The basic flaw on any conspiracy theory is that it rests on single causality. Much of what happens, however, are caused by the interplay of multiple causes. Conspiracy theory is the weapon of weak minds.
There are other factors beyond geopolitical concerns helping drive the dynamic towards softer oil pricing.
While oil is indeed a finite resource, there is still much of it — either trapped in shale, hiding deep under water or underneath the polar caps. They are ready to be exploited when the price is right. Low prices will forestall exploration.
Present production capacity exceeds demand. This is the reason why political disruptions in Libya, Syria and Iraq no longer drive up prices as they did before. Those politically disrupted sources could be easily offset by new capacity in Russia or in Canada.

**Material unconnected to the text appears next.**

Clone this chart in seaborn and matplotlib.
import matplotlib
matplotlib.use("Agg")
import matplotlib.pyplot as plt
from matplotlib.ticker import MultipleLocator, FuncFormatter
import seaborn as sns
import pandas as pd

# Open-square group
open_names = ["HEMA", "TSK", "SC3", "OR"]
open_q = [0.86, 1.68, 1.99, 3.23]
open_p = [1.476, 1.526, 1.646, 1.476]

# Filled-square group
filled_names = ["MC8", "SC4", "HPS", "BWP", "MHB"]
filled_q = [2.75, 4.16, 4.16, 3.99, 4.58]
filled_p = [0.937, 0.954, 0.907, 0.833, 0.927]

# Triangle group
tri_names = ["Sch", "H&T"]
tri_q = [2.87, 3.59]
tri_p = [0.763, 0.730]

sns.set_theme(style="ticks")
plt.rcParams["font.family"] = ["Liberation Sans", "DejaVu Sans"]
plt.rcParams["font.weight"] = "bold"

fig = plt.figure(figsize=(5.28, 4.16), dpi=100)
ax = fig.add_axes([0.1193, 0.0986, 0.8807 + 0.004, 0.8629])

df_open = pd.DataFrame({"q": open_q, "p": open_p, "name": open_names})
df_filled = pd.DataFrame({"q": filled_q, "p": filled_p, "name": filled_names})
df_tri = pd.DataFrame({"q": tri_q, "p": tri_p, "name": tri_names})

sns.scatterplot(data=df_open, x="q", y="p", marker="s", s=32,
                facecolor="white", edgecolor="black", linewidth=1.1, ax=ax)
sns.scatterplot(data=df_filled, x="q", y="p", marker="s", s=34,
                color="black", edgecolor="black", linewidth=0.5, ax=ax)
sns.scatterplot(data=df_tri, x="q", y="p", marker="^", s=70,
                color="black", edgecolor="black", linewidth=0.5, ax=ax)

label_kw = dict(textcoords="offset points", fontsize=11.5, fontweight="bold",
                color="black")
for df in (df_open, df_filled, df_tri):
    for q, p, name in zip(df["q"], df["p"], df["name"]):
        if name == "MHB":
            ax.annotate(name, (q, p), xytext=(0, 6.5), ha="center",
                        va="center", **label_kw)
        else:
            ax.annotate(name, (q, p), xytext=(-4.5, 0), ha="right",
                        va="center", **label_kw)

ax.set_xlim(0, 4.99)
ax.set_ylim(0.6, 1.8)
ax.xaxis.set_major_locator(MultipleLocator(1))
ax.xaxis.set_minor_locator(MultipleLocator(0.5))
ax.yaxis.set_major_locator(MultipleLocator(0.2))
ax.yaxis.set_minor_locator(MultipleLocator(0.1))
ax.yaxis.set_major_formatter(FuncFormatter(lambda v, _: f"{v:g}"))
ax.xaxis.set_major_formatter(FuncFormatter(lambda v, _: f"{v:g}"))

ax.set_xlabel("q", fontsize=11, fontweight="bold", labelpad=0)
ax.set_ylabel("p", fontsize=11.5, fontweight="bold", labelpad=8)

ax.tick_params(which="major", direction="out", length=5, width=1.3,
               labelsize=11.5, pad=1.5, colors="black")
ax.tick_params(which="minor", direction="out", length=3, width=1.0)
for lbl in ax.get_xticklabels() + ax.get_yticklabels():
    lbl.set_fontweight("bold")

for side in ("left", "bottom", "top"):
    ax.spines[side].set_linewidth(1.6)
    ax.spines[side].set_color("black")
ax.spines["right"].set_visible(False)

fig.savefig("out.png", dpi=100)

While millions of cars are added to the world’s roads each year, they have become more fuel-efficient. Technological progress will soon make electric cars more viable and accessible, removing a major consumer of oil.
Cities (excluding Metro Manila) are becoming smarter. More efficient mass transport systems and better-planned communities reduce the need for burning fossil fuel. More and more power is generated from renewable energies. The energy configuration is bound to change dramatically in the near term.
One of the more precipitate causes for the current plunge in oil prices is the moderation of China’s once searing growth rate. Although China will certainly become the world’s largest economy in a year or two, she will never likely return to the track of double-digit expansion that caused so much speculation in the commodities market.
Oil industry analysts anticipate declining prices to continue for 12 to 18 months — although they give no scenario on what could possibly cause prices to firm up. The only possible cause for reversal of the trend is a pick up in global growth across the board.
The present price plunge is a boon for consumers, especially as it dampens inflationary pressures. So sit back and enjoy the ride.